# Most "6L6 like" 6V6s?



## traynor_garnet (Feb 22, 2006)

I have an old 6V6 amp here that I am trying to coax a bit more headroom out of and make the cleans a bit "bigger" like many 6L6 based amps.

I know I can only expect "so much" difference, but are there any 6V6s that are known for their high headroom and 6L6 like character?

New production or NOS is fine.

TG


----------



## blam (Feb 18, 2011)

JJ 6v6 are said to have a lot of 6L6 character


----------



## gtrguy (Jul 6, 2006)

GONE


----------



## traynor_garnet (Feb 22, 2006)

I am running a stereo amp set up with two identical amps so I really won't lose" the 6V6 thing if I make changes to one of them. I want to make one more for cleans and leave the other one with 6V6s (great tone and dirt).

My amps are both extremely early and rare Traynor Bassmates. They run a 6AV6, 12AX7, 6V6s, and a 5Y3 Rectifier. I've never seen a schematic for these extremely early ones (6V6 power tubes yes, but not for my exact amp).

I did try running a 6AT6 and 12AU7 in the pre and it lowered the gain and made the volume knobs more usable (more range) but it didn't really increase clean headroom per se.


TG


----------



## JimiGuy7 (Jan 10, 2008)

I have an old Pine/PEPCO Riviera that uses 6V6's. I am not the biggest fan of the 6V6 tone but the tubes I stuck in it are Ruby 6V6's and they have tons of headroom. The tubes I replaced were JJ's. I have a hard time getting lots of power tube dirt out of it now as it stays clean almost all the way up the volume knob, and even the dirt that I get out of the amp is very minimal. Maybe it is the amp, but the tubes I had in it before (JJ's) broke up way earlier and when I turned the amp all the way up it was far more saturated. Food for thought.


----------



## Sneaky (Feb 14, 2006)

Can you not just set it up to run 6L6's?


----------



## traynor_garnet (Feb 22, 2006)

I don`t know if the amp will take 6L6s. As far as I know, they are not directly swappable.


----------



## Emohawk (Feb 3, 2006)

In some amps you can get away with swapping 6L6 & 6V6 I think. Black/Silver Fender Deluxe circuits sometimes. The 6L6's won't be running in their "sweet spot" though (unless your amp is pushing the envelope with plate voltage for the 6V6), and it can do a number on the output transformer. If the OT can handle it & you can get it to bias it'll work OK. I don't know if you'll get a whole lot of extra headroom, but it'll sound a bit thicker & rounder overall.
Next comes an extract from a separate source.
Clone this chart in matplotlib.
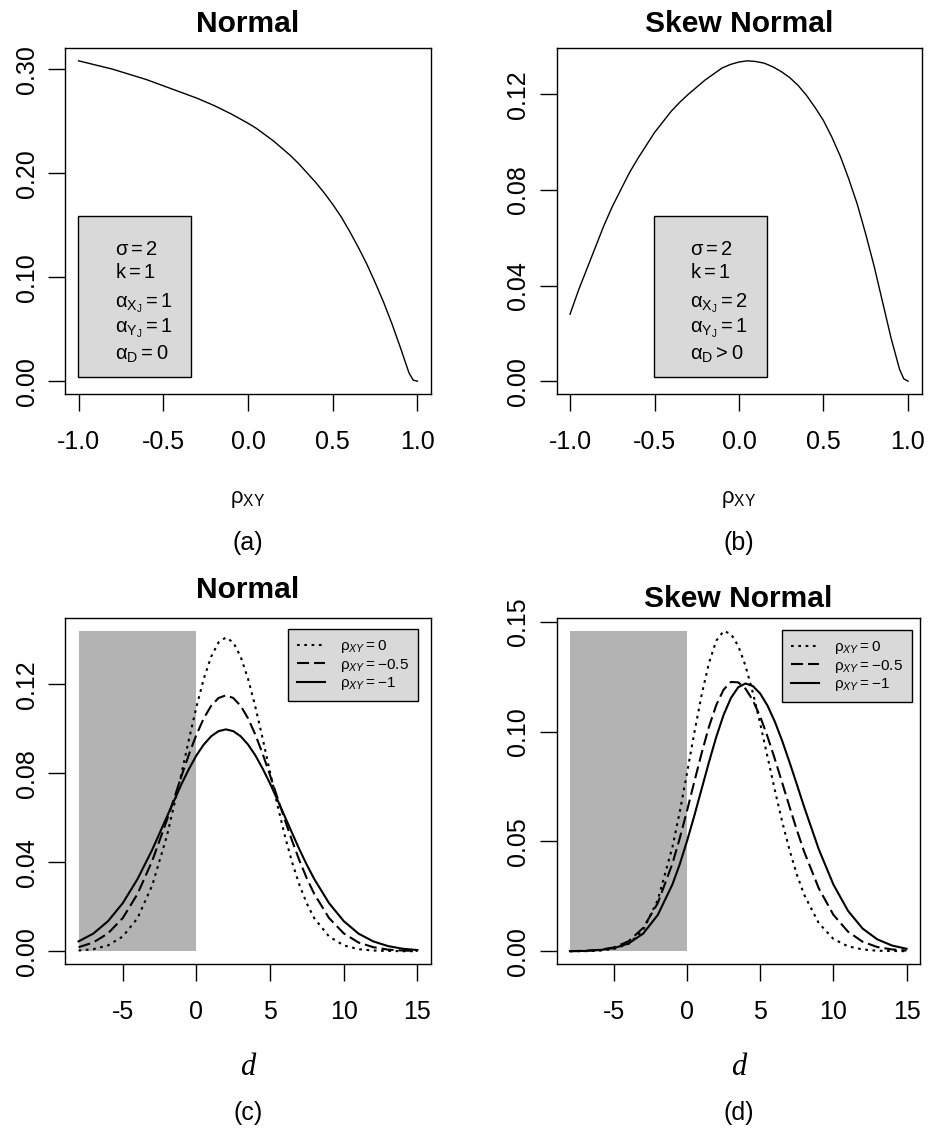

I have JJ 6V6's in a couple of my amps and I agree they lose some of the typical 6V6 charm. But they also compress quite a bit more when pushed - almost in an EL34-ish way. If you want more of a "rock" vibe from a 6V6 amp they'll do the trick. They can also handle more plate voltage than a typical 6V6. I had JJ's in my BFDR clone for a while & it would cop a pretty cool Brit vibe when wound out...especially on the normal channel.


----------



## Sneaky (Feb 14, 2006)

Emohawk said:


> In some amps you can get away with swapping 6L6 & 6V6 I think. Black/Silver Fender Deluxe circuits sometimes. The 6L6's won't be running in their "sweet spot" though (unless your amp is pushing the envelope with plate voltage for the 6V6), and it can do a number on the output transformer. If the OT can handle it & you can get it to bias it'll work OK. I don't know if you'll get a whole lot of extra headroom, but it'll sound a bit thicker & rounder overall.
> 
> I have JJ 6V6's in a couple of my amps and I agree they lose some of the typical 6V6 charm. But they also compress quite a bit more when pushed - almost in an EL34-ish way. If you want more of a "rock" vibe from a 6V6 amp they'll do the trick. They can also handle more plate voltage than a typical 6V6. I had JJ's in my BFDR clone for a while & it would cop a pretty cool Brit vibe when wound out...especially on the normal channel.


I know there are lots of people who run 6L6's in Deluxe reverbs with just a re-bias (ie tube sockets and pin outs are the same). DR's have plenty of plate voltage, so maybe it wouldn't work in just any amp. I'm not a techie so maybe someone else can jump in.


----------



## WCGill (Mar 27, 2009)

JJ's would be your best bet. Next best, 5881's, NOS or new Tung Sols.


----------



## TeleZee (Nov 10, 2008)

I had a '67 Traynor Bassmate (sorry I sold it too) and I had GT's in it and didn't like them. I used the JJ 6v6's and Ecc's 81 and an 83 as I recall and it was a great improvement. I also swapped out some Russian 6v6's from a hand made Luker Tiger for a set of JJ's and it really fattened up the sound.


----------